The world’s media wanted a piece of the man who draped an Irish flag around his shoulders emblazoned with the words that said it all: “Jason – the fastest Paralympian on the planet.”

Long before the Paralympic Games started, the Irish team looked forward to “Super Saturday”, the first Saturday of competition with three of the Irish medal winners from Beijing in action.

It turned out to be even better than expected. Not only did swimmer Darragh McDonald, Smyth and fellow athlete Michael McKillop win gold, they did so in the most emphatic manner possible.

First McDonald (18) left his nemesis, reigning champion and world record holder Anders Olsson, trailing by eight seconds in the S5 400m freestyle final.

Then sprinter Smyth won gold in the 100m T13 (for visually impaired athletes) in 10.46 seconds, lowering his own Paralympic world record.

His room-mate and close friend McKillop won the T37 (mild cerebral palsy) 800m in a world-record time of 1.57.22, despite easing up into the finishing straight.

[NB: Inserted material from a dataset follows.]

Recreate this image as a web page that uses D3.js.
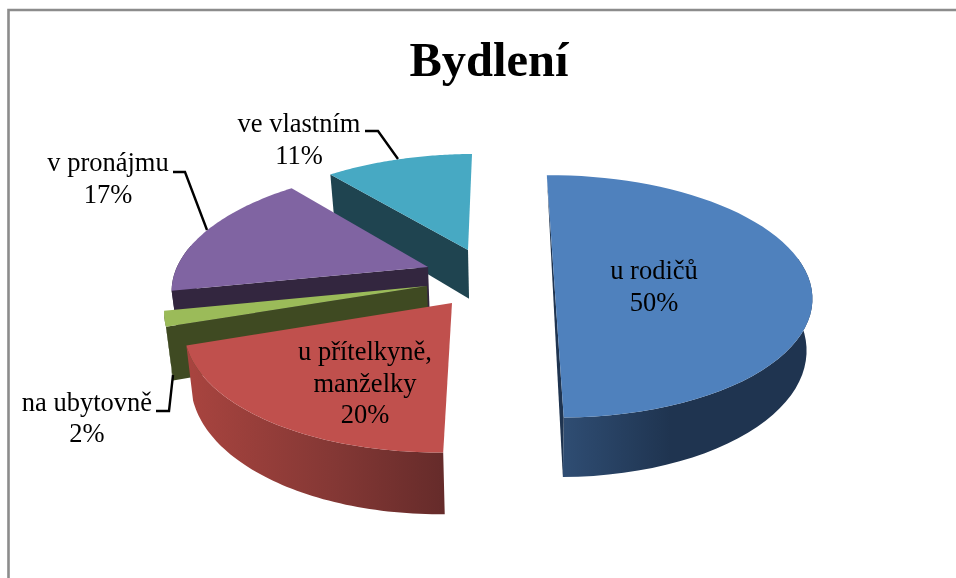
<!DOCTYPE html>
<html lang="cs">
<head>
<meta charset="utf-8">
<script src="https://cdnjs.cloudflare.com/ajax/libs/d3/7.8.5/d3.min.js"></script>
<style>
html,body{margin:0;padding:0;background:#fff;overflow:hidden}
svg{display:block;filter:blur(0.45px)}
text{font-family:"Liberation Serif",serif;fill:#000;text-anchor:middle}
</style>
</head>
<body>
<svg id="c" width="956" height="578" viewBox="0 0 956 578"></svg>
<script>
const title = "Bydlení";
const categories = ["u rodičů", "u přítelkyně, manželky", "na ubytovně", "v pronájmu", "ve vlastním"];
const values = [50, 20, 2, 17, 11];

// Style & layout, per slice
const topColors = ["#4f81bd", "#c0504d", "#9bbb59", "#8064a2", "#47a9c3"];
const wallStops = [["#2f4d73", "#1f3450", "#1f3450"], ["#a8443f", "#853835", "#652b2a"], ["#3f4a22", "#3f4a22", "#3f4a22"], ["#33263f", "#33263f", "#33263f"], ["#1f4450", "#1f4450", "#1f4450"]];
const wallSpan = [[563, 670, 810], [190, 330, 446], [160, 170, 430], [170, 300, 430], [330, 400, 470]];
const apexes = [[554, 278], [452, 303], [427, 286], [428, 267], [468, 250]];
const radialFace = ["diameter", null, "start", "start", "start"];
const drawOrder = [4, 3, 2, 1, 0];
const labelLines = [["u rodičů", "50%"], ["u přítelkyně,", "manželky", "20%"], ["na ubytovně", "2%"], ["v pronájmu", "17%"], ["ve vlastním", "11%"]];
const labelPos = [[654, 279], [365, 360], [87, 410.5], [108, 171], [299, 132]];
const leaderLines = [null, null,
  [[156, 411], [169, 411], [173, 375]],
  [[173, 172], [185, 172], [207, 230]],
  [[365, 131], [378, 131], [398, 159]]];

// Perspective projection of the pie's plane
const P = {cx: 520, cy: 270, A: 252, B: 116, k: 0.15, H: 50, f: 0.98};
const project = (X, Y, low) => {
  const s = 1 / (1 - P.k * Y);
  const x = P.A * X * s;
  const y = P.B * Y * s;
  return low ? [P.cx + x * P.f, P.cy + y + P.H * s] : [P.cx + x, P.cy + y];
};
const unproject = ([sx, sy]) => {
  const d = sy - P.cy;
  const Y = d / (P.B + P.k * d);
  const s = 1 / (1 - P.k * Y);
  return [(sx - P.cx) / (P.A * s), Y];
};

const rotation = -0.7 * Math.PI / 180;
const pie = d3.pie().sort(null).startAngle(rotation).endAngle(rotation + 2 * Math.PI);
const arcs = pie(values);

const svg = d3.select("#c");
const defs = svg.append("defs");
const line = d3.line();

// chart-area border (top and left edges only in view)
svg.append("path").attr("d", line([[8.5, 578], [8.5, 10], [956, 10]]))
  .attr("fill", "none").attr("stroke", "#8c8c8c").attr("stroke-width", 2.6);

svg.append("text").attr("x", 489).attr("y", 76).attr("font-size", 48.5).attr("font-weight", 700).text(title);

drawOrder.forEach(i => {
  const a = arcs[i];
  const [ox, oy] = unproject(apexes[i]);
  const pt = (t, low) => project(ox + Math.sin(t), oy - Math.cos(t), low);
  const centre = low => project(ox, oy, low);
  const ts = d3.range(0, 61).map(n => a.startAngle + (a.endAngle - a.startAngle) * n / 60);

  const gid = "wall" + i;
  const grad = defs.append("linearGradient").attr("id", gid).attr("gradientUnits", "userSpaceOnUse")
    .attr("x1", wallSpan[i][0]).attr("x2", wallSpan[i][2]).attr("y1", 0).attr("y2", 0);
  wallStops[i].forEach((c, j) => grad.append("stop")
    .attr("offset", (wallSpan[i][j] - wallSpan[i][0]) / (wallSpan[i][2] - wallSpan[i][0]))
    .attr("stop-color", c));

  const g = svg.append("g").attr("class", "slice");
  // outer wall: only the part of the rim that faces the viewer
  const front = ts.filter(t => Math.cos(t) < 0.2);
  if (front.length > 1) {
    const outer = front.map(t => pt(t, false)).concat(front.slice().reverse().map(t => pt(t, true)));
    g.append("path").attr("d", line(outer) + "Z").attr("fill", `url(#${gid})`);
  }
  // radial face
  if (radialFace[i] === "start") {
    const q = [centre(false), pt(a.startAngle, false), pt(a.startAngle, true), centre(true)];
    g.append("path").attr("d", line(q) + "Z").attr("fill", wallStops[i][1]);
  } else if (radialFace[i] === "diameter") {
    const q = [pt(a.startAngle, false), pt(a.endAngle, false), pt(a.endAngle, true)];
    g.append("path").attr("d", line(q) + "Z").attr("fill", wallStops[i][1]);
  }
  // top face
  const top = [centre(false)].concat(ts.map(t => pt(t, false)));
  g.append("path").attr("d", line(top) + "Z").attr("fill", topColors[i]);
});

// leader lines
leaderLines.forEach(l => {
  if (l) svg.append("path").attr("d", line(l)).attr("fill", "none").attr("stroke", "#000").attr("stroke-width", 2.4);
});

// labels
labelLines.forEach((lines, i) => {
  const t = svg.append("text").attr("font-size", 26.5);
  lines.forEach((s, j) => t.append("tspan").attr("x", labelPos[i][0]).attr("y", labelPos[i][1] + j * 31.5).text(s));
});
</script>
</body>
</html>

Yesterday, Super Saturday turned into a silver Sunday. Reigning world champions Catherine Walsh and Fran Meehanwon silver in the Paracycling individual pursuit B (for blind) final at the Velodrome.

Walsh, the 39-year-old from Swords, has never let her visual impairment get in the way of being a working mother of two children and a world-class parathlete.

Then Helen Kearney won an unexpected silver on Mister Cool in the dressage event and the equestrian team, ranked eighth in the world, won bronze.